8.   Rule 28(1) of the Parole Board Rules 2019 provides that applications for reconsideration may be made in eligible cases either on the basis (a) that the decision is irrational and/or (b) that it is procedurally unfair.

 

9.   The test for irrationality within the meaning of Rule 28 (1) (a) “is whether the release decision was so outrageous in its defiance of logic or accepted moral standards that no sensible person who had applied his mind to the question to be decided could have arrived at it”. Moreover, in considering the assessment of the decision, due deference is to be given to the expertise of the Parole Board in making decisions relating to parole: see R (on the application of DSD and others) v the Parole Board [2018] EWHC 694 (Admin), CCSU v Minister for the Civil Service [1985] AC 374.

 

10.  “Procedural unfairness” has a similar meaning as procedural irregularity does in Judicial Review.

 

11.  In the cases of Osborne and Booth v the Parole Board [2013] UKSC 61, the Supreme Court comprehensively reviewed the basis on which the Parole Board should consider applications for an oral hearing. Their conclusions are set out at paragraph 2 of the judgement.
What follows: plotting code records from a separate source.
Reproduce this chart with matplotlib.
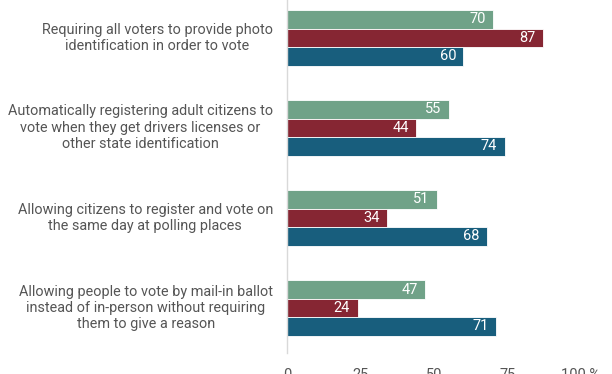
import matplotlib.pyplot as plt
import numpy as np

plt.rcParams['font.family'] = ['Roboto', 'DejaVu Sans']

categories = [
    "Requiring all voters to provide photo\nidentification in order to vote",
    "Automatically registering adult citizens to\nvote when they get drivers licenses or\nother state identification",
    "Allowing citizens to register and vote on\nthe same day at polling places",
    "Allowing people to vote by mail-in ballot\ninstead of in-person without requiring\nthem to give a reason",
]
total = [70, 55, 51, 47]
republicans = [87, 44, 34, 24]
democrats = [60, 74, 68, 71]
xticks = [0, 25, 50, 75, 100]
xticklabels = ["0", "25", "50", "75", "100 %"]

COLORS = ["#70a288", "#862633", "#185e7d"]
series = [total, republicans, democrats]

fig = plt.figure(figsize=(6.12, 3.74), dpi=100)
ax = fig.add_axes([287 / 612, 21 / 374, (581 - 287) / 612, 353 / 374])

y = np.arange(len(categories))
h = 0.205
for k, (vals, col) in enumerate(zip(series, COLORS)):
    pos = y + (k - 1) * h
    ax.barh(pos, vals, height=h, color=col, edgecolor="white", linewidth=0.6)
    for p, v in zip(pos, vals):
        ax.text(v - 2.5, p, str(v), color="white", fontsize=10.5,
                ha="right", va="center")

ax.set_xlim(0, 100)
ax.set_ylim(3.5, -0.42)
ax.set_yticks([])
ax.set_xticks(xticks)
ax.set_xticklabels(xticklabels, fontsize=10.5, color="#555555")
ax.tick_params(axis="x", length=0, pad=11)

for s in ["top", "right", "bottom"]:
    ax.spines[s].set_visible(False)
ax.spines["left"].set_color("#d9d9d9")
ax.spines["left"].set_linewidth(1)

for i, cat in enumerate(categories):
    ax.text(-4.8, i, cat, ha="right", va="center", multialignment="center",
            fontsize=10.4, color="#555555", linespacing=1.22)

fig.savefig("out.png", dpi=100)
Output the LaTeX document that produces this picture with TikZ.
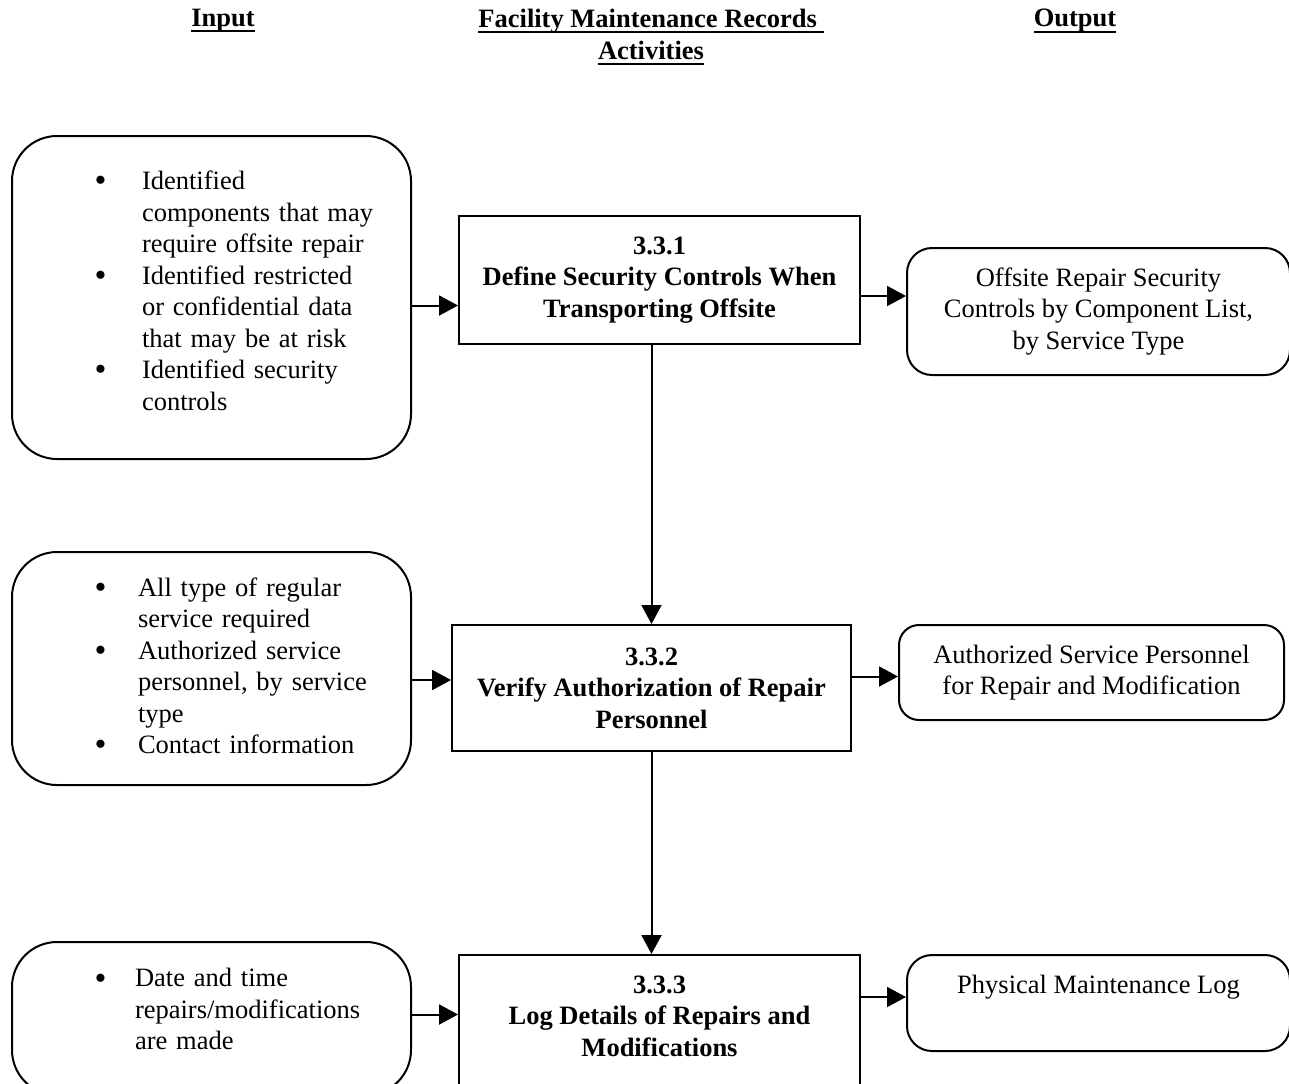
\documentclass[tikz,border=0pt]{standalone}
\usepackage{fontspec}
\setmainfont{Liberation Serif}
\usetikzlibrary{arrows.meta,positioning}

\newcommand{\diagfont}{\fontsize{13.25}{15.75}\selectfont}
\newcommand{\hul}[1]{\setbox0\hbox{#1}\rlap{\rule[-2.8pt]{\wd0}{1pt}}\box0}
\newcommand{\bigbullet}{\raisebox{-1.2pt}{\fontsize{17}{15.75}\selectfont\textbullet}}
\newcommand{\bulletlist}[2]{\noindent\hspace*{41.25pt}\begin{tabular}{@{}p{#1}@{}l@{}}#2\end{tabular}}

\tikzset{
  header/.style={font=\diagfont\bfseries, align=center},
  inbox/.style={draw, rounded corners=22.5pt, text width=199.5pt, inner xsep=0pt, align=left, font=\diagfont},
  actbox/.style={draw, minimum width=200.5pt, align=center, font=\diagfont\bfseries},
  outbox/.style={draw, rounded corners=12.5pt, minimum width=191.5pt, align=center, font=\diagfont},
  flow/.style={-{Triangle[length=9.5pt,width=10pt]}}
}

\begin{document}
\begin{tikzpicture}[x=0.5pt, y=-0.5pt, line width=1pt]
      \useasboundingbox (0,0) rectangle (1289,1083);
      \node[header] (hin) at (223,21) {\hul{Input}};
      \node[header] (hact) at (651,37) {\hul{Facility Maintenance Records\ }\\\hul{Activities}};
      \node[header] (hout) at (1075,21) {\hul{Output}};

      \node[inbox, minimum height=161.5pt] (in1) at (211.5,297.5) {\bulletlist{23.75pt}{%
            \bigbullet & Identified\\ & components that may\\ & require offsite repair\\
            \bigbullet & Identified restricted\\ & or confidential data\\ & that may be at risk\\
            \bigbullet & Identified security\\ & controls\rule[-8.7pt]{0pt}{8.7pt}}};
      \node[actbox, minimum height=64pt] (act1) at (659.5,280) {3.3.1\\Define Security Controls When\\Transporting Offsite};
      \node[outbox, minimum height=63.5pt] (out1) at (1098.5,311.5) {Offsite Repair Security\\Controls by Component List,\\by Service Type};

      \node[inbox, minimum height=116.5pt] (in2) at (211.5,668.5) {\bulletlist{21.75pt}{%
            \bigbullet & All type of regular\\ & service required\\
            \bigbullet & Authorized service\\ & personnel, by service\\ & type\\
            \bigbullet & Contact information}};
      \node[actbox, minimum width=199.5pt, minimum height=63pt] (act2) at (651.5,688) {3.3.2\\Verify Authorization of Repair\\Personnel};
      \node[outbox, minimum width=192.5pt, minimum height=47.5pt, rounded corners=10pt] (out2) at (1091.5,672.5) {Authorized Service Personnel\\for Repair and Modification};

      \node[inbox, minimum height=76.5pt] (in3) at (211.5,1018.5) {\bulletlist{20.25pt}{%
            \bigbullet & Date and time\\ & repairs/modifications\\ & are made\rule[-11.2pt]{0pt}{11.2pt}}};
      \node[actbox, minimum height=72.5pt] (act3) at (659.5,1027.5) {3.3.3\\Log Details of Repairs and\\Modifications\rule[-11.5pt]{0pt}{11.5pt}};
      \node[outbox, minimum height=48pt] (out3) at (1098.5,1003) {Physical Maintenance Log\rule[-19pt]{0pt}{19pt}};

      % inputs and outputs
      \coordinate (a1) at ([yshift=-4pt]in1.east);
      \coordinate (b1) at ([yshift=-8pt]act1.east);
      \coordinate (a2) at ([yshift=4pt]act2.west);
      \coordinate (b2) at ([yshift=-2pt]out2.west);
      \coordinate (a3) at ([yshift=2pt]in3.east);
      \coordinate (b3) at ([yshift=3pt]out3.west);
      \draw[flow] (a1) -- (a1 -| act1.west);
      \draw[flow] (b1) -- (b1 -| out1.west);
      \draw[flow] (a2 -| in2.east) -- (a2);
      \draw[flow] (b2 -| act2.east) -- (b2);
      \draw[flow] (a3) -- (a3 -| act3.west);
      \draw[flow] (b3 -| act3.east) -- (b3);

      % activity chain
      \draw[flow] (act1.south -| act2.north) -- (act2.north);
      \draw[flow] (act2.south) -- (act2.south |- act3.north);
\end{tikzpicture}
\end{document}
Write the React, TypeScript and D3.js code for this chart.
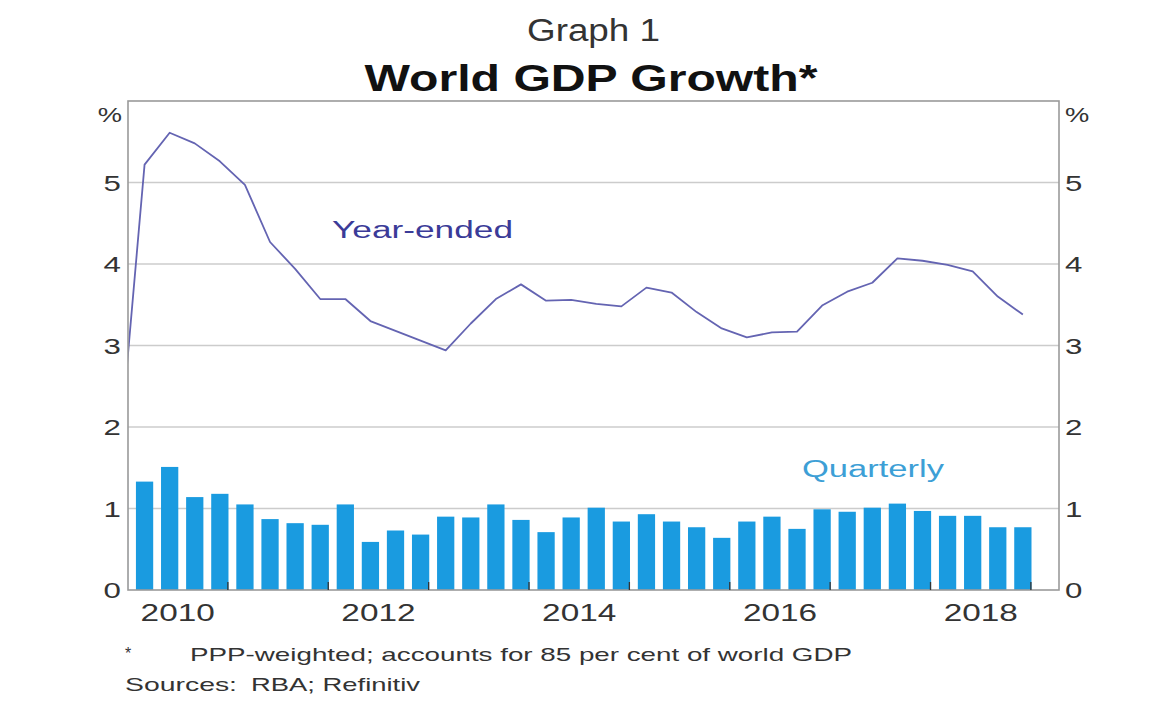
import React from "react";
import * as d3 from "d3";

// ---- Data ----
const quarters: string[] = [
  "2009Q4",
  "2010Q1", "2010Q2", "2010Q3", "2010Q4",
  "2011Q1", "2011Q2", "2011Q3", "2011Q4",
  "2012Q1", "2012Q2", "2012Q3", "2012Q4",
  "2013Q1", "2013Q2", "2013Q3", "2013Q4",
  "2014Q1", "2014Q2", "2014Q3", "2014Q4",
  "2015Q1", "2015Q2", "2015Q3", "2015Q4",
  "2016Q1", "2016Q2", "2016Q3", "2016Q4",
  "2017Q1", "2017Q2", "2017Q3", "2017Q4",
  "2018Q1", "2018Q2", "2018Q3", "2018Q4",
];

const quarterlyGrowth: number[] = [
  1.42,
  1.33, 1.51, 1.14, 1.18,
  1.05, 0.87, 0.82, 0.8,
  1.05, 0.59, 0.73, 0.68,
  0.9, 0.89, 1.05, 0.86,
  0.71, 0.89, 1.01, 0.84,
  0.93, 0.84, 0.77, 0.64,
  0.84, 0.9, 0.75, 0.99,
  0.96, 1.01, 1.06, 0.97,
  0.91, 0.91, 0.77, 0.77,
];

const yearEndedGrowth: number[] = [
  1.7,
  5.22, 5.61, 5.48, 5.26,
  4.97, 4.27, 3.94, 3.57,
  3.57, 3.3, 3.18, 3.06,
  2.94, 3.27, 3.57, 3.75,
  3.55, 3.56, 3.51, 3.48,
  3.71, 3.65, 3.41, 3.21,
  3.1, 3.16, 3.17, 3.49,
  3.66, 3.77, 4.07, 4.04,
  3.99, 3.91, 3.6, 3.38,
];

const yTicks: number[] = [0, 1, 2, 3, 4, 5];
const yearLabels: number[] = [2010, 2012, 2014, 2016, 2018];
const yearTicks: number[] = [2011, 2012, 2013, 2014, 2015, 2016, 2017, 2018, 2019];

const FONT = "'Liberation Sans', Arial, Helvetica, sans-serif";

// ---- Layout ----
const W = 1160;
const H = 704;
const plot = { left: 128, right: 1059, top: 101, bottom: 590 };

function quarterToYear(q: string): number {
  const year = +q.slice(0, 4);
  const qi = +q.slice(5) - 1;
  return year + qi * 0.25 + 0.17;
}

const x = d3.scaleLinear().domain([2010, 2019.28]).range([plot.left - 0.5, plot.right]);
const y = d3.scaleLinear().domain([0, 6]).range([plot.bottom, plot.top]);

const barW = x(2010 + 0.172) - x(2010);

const lineGen = d3
  .line<number>()
  .x((_, i) => x(quarterToYear(quarters[i])))
  .y((d) => y(d));

const SX = 1.42;

function StretchText(props: {
  x: number;
  y: number;
  size: number;
  anchor?: "start" | "middle" | "end";
  fill?: string;
  weight?: string | number;
  sx?: number;
  children: React.ReactNode;
}) {
  const { x: tx, y: ty, size, anchor = "start", fill = "#333", weight = "normal", sx = SX } = props;
  return (
    <text
      transform={`translate(${tx},${ty}) scale(${sx},1)`}
      fontSize={size}
      fontFamily={FONT}
      textAnchor={anchor}
      fill={fill}
      fontWeight={weight}
    >
      {props.children}
    </text>
  );
}

function FitText(props: {
  x: number;
  y: number;
  size: number;
  width: number;
  anchor?: "start" | "middle" | "end";
  fill?: string;
  weight?: string | number;
  children: React.ReactNode;
}) {
  const { x: tx, y: ty, size, width, anchor = "start", fill = "#333", weight = "normal" } = props;
  return (
    <text
      x={tx}
      y={ty}
      fontSize={size}
      fontFamily={FONT}
      textAnchor={anchor}
      fill={fill}
      fontWeight={weight}
      textLength={width}
      lengthAdjust="spacingAndGlyphs"
    >
      {props.children}
    </text>
  );
}

export default function App() {
  return (
    <svg
      width={W}
      height={H}
      viewBox={`0 0 ${W} ${H}`}
      style={{ position: "absolute", left: 0, top: 0, display: "block", background: "#fff" }}
    >
      <defs>
        <clipPath id="plotClip">
          <rect x={plot.left} y={plot.top} width={plot.right - plot.left} height={plot.bottom - plot.top} />
        </clipPath>
      </defs>

      {/* Titles */}
      <FitText x={593.5} y={41} size={31} width={133} anchor="middle" fill="#333">
        Graph 1
      </FitText>
      <FitText x={591} y={91} size={36} width={453} anchor="middle" fill="#111" weight="bold">
        World GDP Growth*
      </FitText>

      {/* Gridlines */}
      {yTicks
        .filter((t) => t > 0)
        .map((t) => (
          <line
            key={`g${t}`}
            x1={plot.left}
            x2={plot.right}
            y1={y(t)}
            y2={y(t)}
            stroke="#cccccc"
            strokeWidth={1.3}
          />
        ))}

      {/* Bars and line */}
      <g clipPath="url(#plotClip)">
        {quarterlyGrowth.map((v, i) => (
          <rect
            key={`b${i}`}
            x={x(quarterToYear(quarters[i])) - barW / 2}
            y={y(v)}
            width={barW}
            height={y(0) - y(v)}
            fill="#1a9be0"
          />
        ))}
        <path d={lineGen(yearEndedGrowth) ?? ""} fill="none" stroke="#6464b2" strokeWidth={1.8} strokeLinejoin="round" />
      </g>

      {/* Frame */}
      <rect
        x={plot.left}
        y={plot.top}
        width={plot.right - plot.left}
        height={plot.bottom - plot.top}
        fill="none"
        stroke="#9a9a9a"
        strokeWidth={1.6}
      />

      {/* Year tick marks */}
      {yearTicks.map((t) => (
        <line
          key={`t${t}`}
          x1={x(t)}
          x2={x(t)}
          y1={plot.bottom}
          y2={plot.bottom - 8}
          stroke="#333"
          strokeWidth={1.3}
        />
      ))}

      {/* Y tick labels */}
      {yTicks.map((t) => (
        <g key={`yl${t}`}>
          <StretchText x={121} y={y(t) + 8} size={22} anchor="end" fill="#333">
            {t}
          </StretchText>
          <StretchText x={1065} y={y(t) + 8} size={22} anchor="start" fill="#333">
            {t}
          </StretchText>
        </g>
      ))}
      <StretchText x={122} y={122} size={21} anchor="end" fill="#333" sx={1.3}>
        %
      </StretchText>
      <StretchText x={1065} y={122} size={21} anchor="start" fill="#333" sx={1.3}>
        %
      </StretchText>

      {/* X labels */}
      {yearLabels.map((yr) => (
        <StretchText key={`xl${yr}`} x={x(yr + 0.5)} y={621} size={23} anchor="middle" fill="#333" sx={1.45}>
          {yr}
        </StretchText>
      ))}

      {/* Series labels */}
      <FitText x={332} y={238} size={23} width={181} fill="#3b3b98">
        Year-ended
      </FitText>
      <FitText x={802} y={477} size={23} width={142} fill="#3d9fd6">
        Quarterly
      </FitText>

      {/* Notes */}
      <text x={125} y={659} fontSize={16} fontFamily={FONT} fill="#333">
        *
      </text>
      <FitText x={190} y={661} size={19} width={662} fill="#333">
        PPP-weighted; accounts for 85 per cent of world GDP
      </FitText>
      <FitText x={125} y={691} size={19} width={112} fill="#333">
        Sources:
      </FitText>
      <FitText x={251} y={691} size={19} width={169} fill="#333">
        RBA; Refinitiv
      </FitText>
    </svg>
  );
}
The Supreme Court did not decide that there should always be an oral hearing but said there should be if the Board is in any doubt whether to direct one; they should be ordered where there is a dispute on the facts; where the panel needs to see and hear from the prisoner in order to properly assess risk and where it is necessary in order to allow the prisoner to put his case properly. When deciding whether to direct an oral hearing the Board should take into account the prisoner’s legitimate interest in being able to participate in a decision with important implications for him. It is not necessary that there should be a realistic prospect of progression for an oral hearing to be directed.

 

12.  The procedure after a provisional decision has been made on the papers (as in this case) is governed by rule 20 of the Parole Board Rules 2019 which came in to force on the 22 July 2019. The relevant part of the rule states (1) Where a panel appointed under rule 5 (1) has made a decision that a prisoner is unsuitable for release under rule 19 (1) (b), the prisoner may apply in writing for a panel at an oral hearing to determine the case. (2) A prisoner making an application under paragraph (1) must serve the application, together with reasons for making an application, on the Board and the Secretary of State, within 28 days of the provision of the written record under rule 19 (8).

 

 

 

Discussion

 

13.  The decision letter revealed that the panel considered a number of important negative features in the Applicant’s case. In summary, these were a history of acquisitive offending, accompanied by a willingness to carry weapons and to intimidate victims, if necessary, by using force. The Applicant’s speed of reoffending; his misuse of alcohol and drugs and his poor emotional management. The professional dynamic assessment of risk showed that the Applicant posed a high risk of causing serious harm to the public and prisoners together with a high static risk of violent reoffending. The Applicant’s poor behaviour in prison included seven moves between prisons for reasons of security and over 90 adjudications for bad behaviour. Largely because of the Applicant’s poor behaviour, he had not been able to start a programme addressing violent offending which was regarded as essential in order to try to reduce his risk to manageable levels. Neither the Offender Supervisor nor the Offender Manager supported release.

 

14.  The provisional decision letter shows that the panel clearly understood the case; nothing of note was missed. The panel made clear and sustainable findings of fact and its conclusion was a balanced and fair analysis of the relevant matters. The panel stated and applied the right test. It was correctly focused on risk throughout and was reasonably entitled to adopt the risk assessments and the recommendations of the Offender Manager and Offender Supervisor.

 

15.  There is simply no basis to even suspect that the risk assessment or the reports of the Offender Manager or the Offender Supervisor contained lies and, the experienced panel member would bear in mind he had not had access to the primary facts which had led to the moves between prisons or the adverse adjudications.

 

16.  The legal test of irrationality is a very strict one. This case does not meet it.

 

17.  I have given anxious consideration to whether the Applicant in fact intended to make an application for an oral hearing. I have decided that there is insufficient evidence to persuade me that was his intention. The decision letter made it pellucidly clear (in bold type) that any request for an oral hearing would be considered by the Board. The letter made it clear he could apply for a full oral hearing but that he had to make the application within 28 days from the date of the letter. The Applicant did not make that request.

 

18.  The letter dated the 23 December 2019 from the Parole Board informed him that the Board had not heard from him within the 28 days and so the paper decision now became provisional for 21 days. It is at the bottom of that letter that the Applicant made his application to have the decision reconsidered. He gave no specific reason for wanting either a reconsideration or an oral hearing. He used the word “reconsidered” and did not refer to an oral hearing. Additionally, I cannot see how any of the criteria in Osborne and Booth apply to the facts of this case. In those circumstances, I find there was no procedural irregularity and no unfairness to the Applicant.

 

 

 

Decision

 

19.  For the reasons I have given, I do not consider that the decision was irrational or procedurally unfair and accordingly the application for reconsideration is refused.